To determine the length of a line segment between two points on a coordinate plane, the distance formula is used. This formula is derived from the Pythagorean theorem and helps find the distance by measuring the hypotenuse of a right-angled triangle formed by the difference in the points' x and y coordinates. The formula is expressed as: \[ d = \sqrt{(x_2 - x_1)^2 + (y_2 - y_1)^2} \] where \( d \) represents the distance between points \((x_1, y_1)\) and \((x_2, y_2)\).

• Identify the coordinates of the two points you want to calculate the distance between.
• Subtract the x-coordinates and square the result.
• Subtract the y-coordinates and square that result too.
• Add those squared results together, then take the square root of the sum to find the distance.

Using this method, you can find the lengths of the sides of a triangle, as seen when calculating sides \(AB\), \(BC\), and \(CA\) in our original exercise.
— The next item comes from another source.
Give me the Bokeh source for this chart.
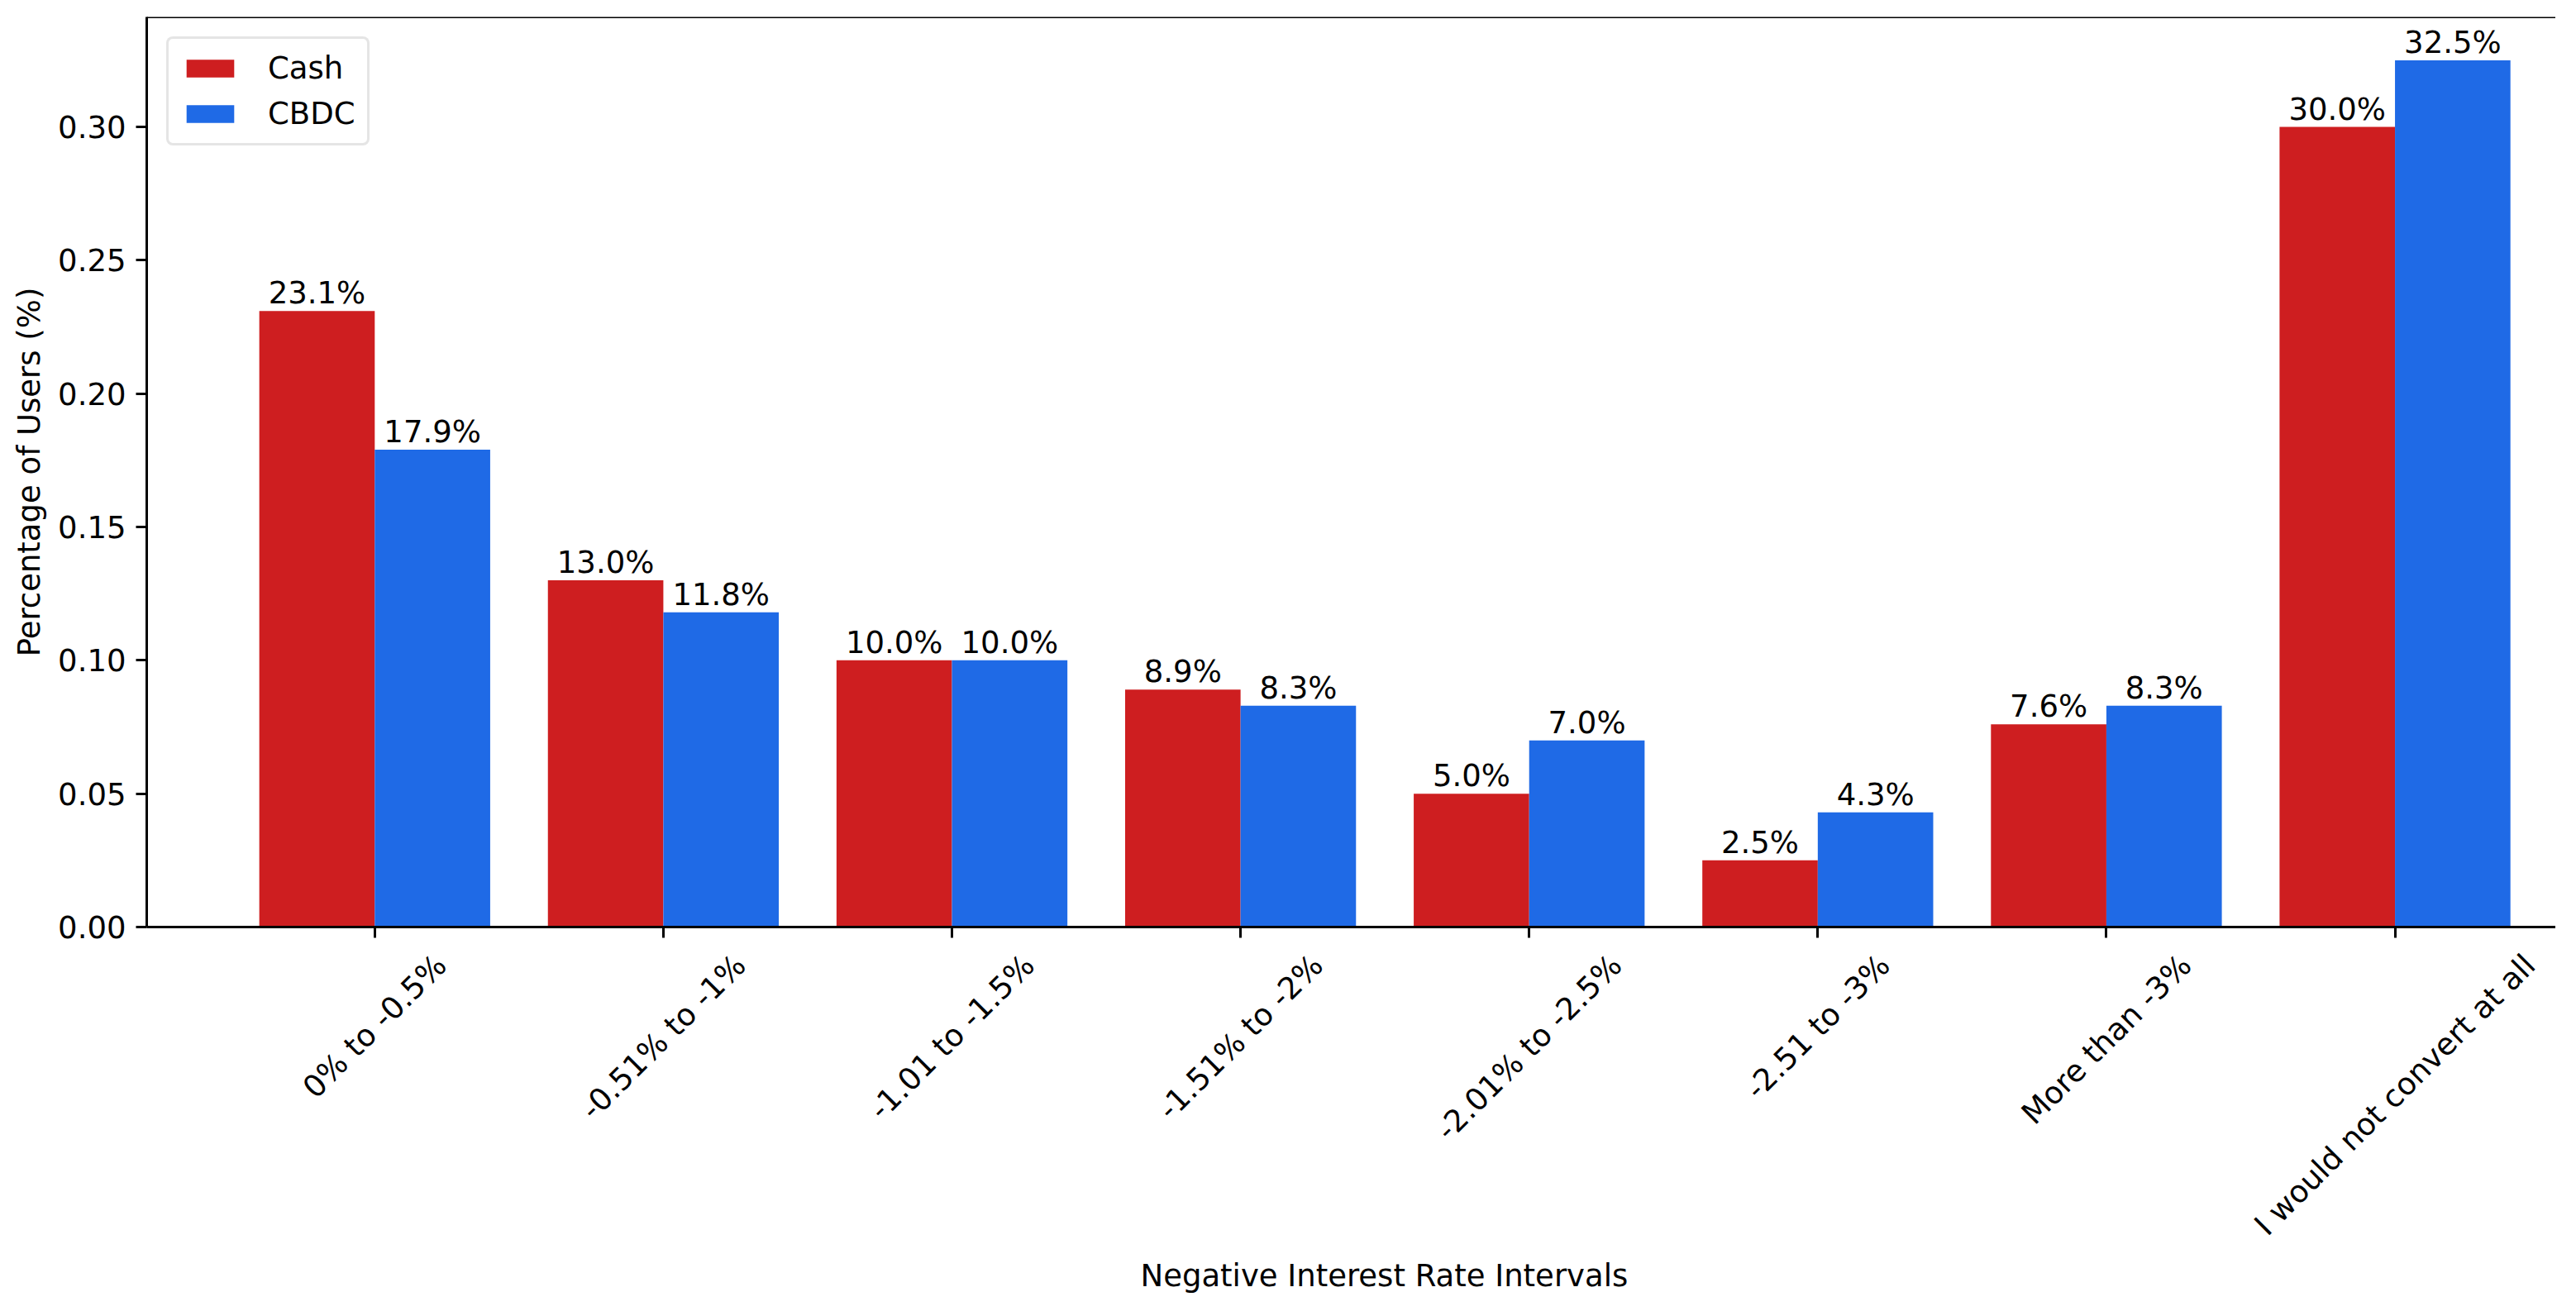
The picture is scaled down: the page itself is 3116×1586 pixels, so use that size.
import math
from bokeh.plotting import figure
from bokeh.models import (ColumnDataSource, Range1d, FixedTicker, PrintfTickFormatter,
                          CustomJSTickFormatter, Span, Legend, LegendItem, Title)
from bokeh.core.properties import value
from bokeh.embed import file_html
from bokeh.resources import INLINE

# ---------------- data ----------------
categories = ["0% to -0.5%", "-0.51% to -1%", "-1.01 to -1.5%", "-1.51% to -2%",
              "-2.01% to -2.5%", "-2.51 to -3%", "More than -3%", "I would not convert at all"]
cash = [0.231, 0.130, 0.100, 0.089, 0.050, 0.025, 0.076, 0.300]
cbdc = [0.179, 0.118, 0.100, 0.083, 0.070, 0.043, 0.083, 0.325]
series_names = ["Cash", "CBDC"]
y_ticks = [0.00, 0.05, 0.10, 0.15, 0.20, 0.25, 0.30]
x_title = "Negative Interest Rate Intervals"
y_title = "Percentage of Users (%)"

# ---------------- style / layout ----------------
RED = "#CE1E20"
BLUE = "#1F6AE6"
FONT = "DejaVu Sans"
FS = 37
W, H = 3091, 1570
MB_L, MB_T, MB_B, MB_R = 177, 20, 449, 0
X0, X1 = -0.79, 7.557
Y1 = max(max(cash), max(cbdc)) * 1.05
BAR_W = 0.4
TICK_OUT = 13
PAD = 12

ppx = (W - MB_L - MB_R) / (X1 - X0)  # pixels per x data unit

# approximate DejaVu Sans advance widths (em), used to centre rotated labels / title
_adv = {'%': 0.950, ' ': 0.318, '-': 0.361, '.': 0.318, 't': 0.392, 'o': 0.612,
        'M': 0.863, 'r': 0.411, 'e': 0.615, 'h': 0.634, 'a': 0.613, 'n': 0.634,
        'I': 0.295, 'w': 0.818, 'u': 0.634, 'l': 0.278, 'd': 0.635, 'c': 0.550, 'v': 0.592,
        'N': 0.748, 'g': 0.635, 'i': 0.278, 's': 0.521, 'R': 0.695}


def text_px(s):
    return sum(_adv.get(ch, 0.636) for ch in s) * FS


idx = list(range(len(categories)))
src = ColumnDataSource(dict(
    x_cash=[i - BAR_W / 2 for i in idx],
    x_cbdc=[i + BAR_W / 2 for i in idx],
    cash=cash, cbdc=cbdc,
    cash_lbl=[f"{v * 100:.1f}%" for v in cash],
    cbdc_lbl=[f"{v * 100:.1f}%" for v in cbdc],
))

p = figure(width=W, height=H, output_backend="svg", toolbar_location=None,
           x_range=Range1d(X0, X1), y_range=Range1d(0, Y1),
           min_border_left=MB_L, min_border_top=MB_T,
           min_border_bottom=MB_B, min_border_right=MB_R)
p.outline_line_color = None
p.background_fill_color = "white"
p.border_fill_color = "white"
p.xgrid.visible = False
p.ygrid.visible = False

r1 = p.vbar(x="x_cash", top="cash", width=BAR_W, source=src, fill_color=RED, line_color=None)
r2 = p.vbar(x="x_cbdc", top="cbdc", width=BAR_W, source=src, fill_color=BLUE, line_color=None)

for xf, yf, tf in (("x_cash", "cash", "cash_lbl"), ("x_cbdc", "cbdc", "cbdc_lbl")):
    p.text(x=xf, y=yf, text=tf, source=src, text_align="center", text_baseline="bottom",
           text_font=value(FONT), text_font_size=f"{FS}px", text_color="black")

# axes
for ax in (p.xaxis[0], p.yaxis[0]):
    ax.axis_line_color = "black"
    ax.axis_line_width = 3
    ax.major_tick_line_color = "black"
    ax.major_tick_line_width = 3
    ax.major_tick_out = TICK_OUT
    ax.major_tick_in = 0
    ax.minor_tick_line_color = None
    ax.major_label_text_font = FONT
    ax.major_label_text_font_size = f"{FS}px"
    ax.major_label_text_color = "black"
    ax.major_label_standoff = PAD
    ax.axis_label_text_font = FONT
    ax.axis_label_text_font_size = f"{FS}px"
    ax.axis_label_text_font_style = "normal"
    ax.axis_label_text_color = "black"

# x axis: visible tick marks (minor ticks) at each category; labels carried by
# invisible major ticks shifted so each rotated label's box is centred under its tick
shift = [text_px(c) / (2 * math.sqrt(2)) / ppx for c in categories]
label_ticks = [i + s for i, s in zip(idx, shift)]
xa = p.xaxis[0]
xa.ticker = FixedTicker(ticks=label_ticks, minor_ticks=idx)
xa.formatter = CustomJSTickFormatter(args=dict(pos=label_ticks, labels=categories), code="""
    let best = 0, bd = 1e9;
    for (let i = 0; i < pos.length; i++) {
        const d = Math.abs(pos[i] - tick);
        if (d < bd) { bd = d; best = i; }
    }
    return labels[best];
""")
xa.major_tick_line_color = None
xa.minor_tick_line_color = "black"
xa.minor_tick_line_width = 3
xa.minor_tick_out = TICK_OUT
xa.minor_tick_in = 0
xa.major_label_orientation = math.pi / 4
xa.major_label_standoff = 27

# x title, centred on the category span (as in the original, whose frame runs past the crop)
center_px = ((idx[0] + idx[-1]) / 2 - X0) * ppx
p.add_layout(Title(text=x_title, align="left", offset=round(center_px - text_px(x_title) / 2),
                   vertical_align="top", standoff=0,
                   text_font=FONT, text_font_size=f"{FS}px", text_font_style="normal",
                   text_color="black"), "below")

ya = p.yaxis[0]
ya.ticker = FixedTicker(ticks=y_ticks)
ya.formatter = PrintfTickFormatter(format="%.2f")
ya.axis_label = y_title
ya.axis_label_standoff = 10

# top spine
p.add_layout(Span(location=Y1, dimension="width", line_color="black", line_width=3))

legend = Legend(items=[LegendItem(label=series_names[0], renderers=[r1]),
                       LegendItem(label=series_names[1], renderers=[r2])],
                location="top_left")
legend.margin = 24
legend.padding = 14
legend.spacing = 12
legend.glyph_width = 72
legend.glyph_height = 27
legend.label_height = 27
legend.label_standoff = 34
legend.label_text_font = FONT
legend.label_text_font_size = f"{FS}px"
legend.label_text_color = "black"
legend.border_line_color = "#cccccc"
legend.border_line_width = 3
legend.background_fill_alpha = 0.8
if "border_radius" in legend.properties():
    legend.border_radius = 8
p.add_layout(legend)

open("out.html", "w").write(file_html(p, INLINE))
An isosceles triangle is a type of triangle in which at least two sides are of equal length. This property also implies that the angles opposite to these equal sides are equal as well. Identifying an isosceles triangle involves:

• Calculating the lengths of the sides using the distance formula.
• Checking if any two side lengths are equal.

In the exercise solution, the triangle was found to be isosceles because the side lengths \(AB\) and \(CA\) were equal, both being \(\sqrt{26}\). Sometimes, observing the symmetry of a triangle or the equality of angles can also indicate that it's isosceles.
Understanding this concept helps in identifying the type of triangle and solving problems related to angles and side lengths.

A right-angled triangle is one where one of the angles measures exactly 90 degrees. The defining characteristic is that the Pythagorean theorem holds for its sides. The theorem states that for a triangle with sides \(a\), \(b\), and hypotenuse \(c\): \[ a^2 + b^2 = c^2 \] To determine if a triangle is right-angled:

• Identify the longest side; this is usually considered the hypotenuse.
• Square the lengths of all three sides.
• Check if the sum of the squares of the two shorter sides equals the square of the longest side.

In our exercise, the triangle was right-angled because \(AB^2 + CA^2 = BC^2\), which holds true as \(26 + 26 = 52\). Recognizing right-angled triangles is crucial for solving problems involving distances, angles, and sometimes even coordinate geometry.